Vereint in der Klage

Und warum sind Lammert und die Kollegen von der „Welt“ so traut vereint im Glauben, jene Zuschauer, die Interesse an anspruchsvollen Debatten, Inszenierungen, Dokumentationen und Spielserien haben, seien unfähig, an ihren Fernsehgeräten die längst bestehenden öffentlich-rechtlichen Qualitätskanäle Arte, Phönix und 3Sat einzuschalten? Dort wird doch Tag um Tag das geboten, was sich vermutlich auch die geschätzten „Zeit“-Kollegen irgendwie unter „gutem“, also „anspruchsvollem“, ihre ganz persönlichen Gebühren rechtfertigendem Fernsehen vorstellen. Wobei man zugleich einfach mal mit einer gewissen demütigen Nüchternheit feststellen muss, dass summa summarum sehr viel weniger Menschen die Programme von Arte, Phönix und 3Sat nutzen als jene beiden Kanäle, die im vergangenen Jahr im Durchschnitt die höchsten Einschaltquoten erzielten, nämlich ZDF und ARD.

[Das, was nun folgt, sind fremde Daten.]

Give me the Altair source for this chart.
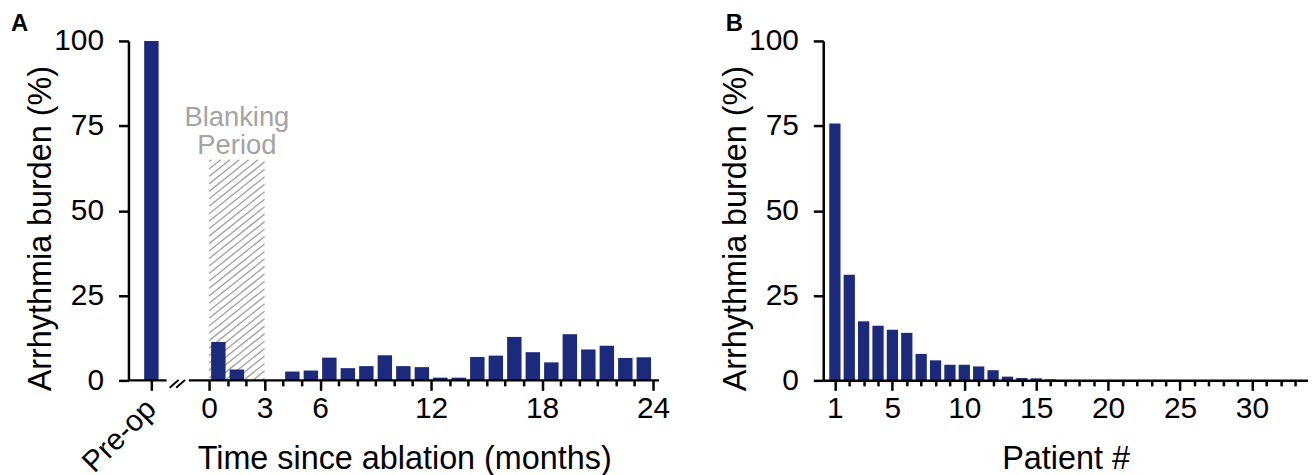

Machen wir uns nichts vor: Die meisten von uns sind sich herrlich einig im Klagen über das seichte Fernsehprogramm. Es gibt eine lustvolle Wut auf das ewig schlechte Programm. Wir suhlen uns geradezu in unserem gemeinschaftsstiftenden Lästern über die Abgründe des just gestern Abend wieder Erlittenen. Wobei seltsamerweise gerade die größten Lästerer die Objekte ihrer Abscheu noch im kleinsten Detail kennen. Weil vermutlich auch gestern Abend wieder irgendeine geheimnisvolle Macht sie daran gehindert hat, auf ein anderes Programm zu schalten oder den Stromkreis gleich ganz zu unterbrechen.

Der Geschmacksmaßstab ist höchst subjektiv

Aber wenn es darum geht, festzulegen, was denn stattdessen ein gutes Programm sei, dann wird just dasjenige zum Maßstab genommen, was jeder einzelne von uns höchst subjektiv darunter versteht und was er persönlich gern sehen möchte. Die Fernsehwünsche von 80 Millionen Deutschen sind ein riesiger und völlig unübersichtlicher Gemischtwarenhandel. Und die öffentlich-rechtlichen Sender, die von diesen 80 Millionen Deutschen finanziert werden, müssen diesen Gemischtwarenhandel irgendwie betreiben. Das ist im Prinzip bei den Nachbarn nicht anders. Auch der BBC sendet nicht permanent spektakuläre Dokumentationen, Korrespondentenreportagen aus Kriegsgebieten oder all unsere bisherige Sehgewohnheiten revolutionierende Spielserien. Auch in BBC One laufen tagsüber gern einmal Gartentipps und Liebesschnulzen. Und auch jedem Briten steht frei, sich darüber erhaben zu fühlen.

Nein, es ist nicht alles gut, was ARD und ZDF mit unseren Gebühren anstellen. Dass die ARD einen ebenso schlauen wie populär auftretenden Kopf wie Denis Scheck penetrant im Nachtprogramm versteckt, ist großer Quark. Sagen zumindest diejenigen, die ein Interesse an ebenso schlauen wie populär gemachten Literatursendungen haben. Dass es offenbar weiterhin nirgendwo in diesem Land gelingt, eine Spielserie zu entwickeln, die im Erzählstil mithalten kann mit den Erfolgsserien des amerikanischen Pay-TV-Kanals HBO, stimmt tief traurig. Sagt wenigstens das potenzielle Publikum solcher Serien. Wobei über „Qualität“ just dieses Publikum im Zweifel gern auch untereinander streitet.

Simple Sichtweise

Jüngst war im Wirtschaftsteil einer Tageszeitung von der Hauptversammlung bei Mc Donald’s in Amerika zu lesen. Ein neunjähriges Mädchen hat dort den obersten Mc Donald’s-Boss angeklagt: „Du hast mich mit deinem Essen dick und unbeweglich gemacht.“ Das klingt irgendwie wahnsinnig mutig und aufrüttelnd. Böser Mann! Aber ganz ehrlich: Irgendwie ist uns diese Sichtweise doch zu simpel.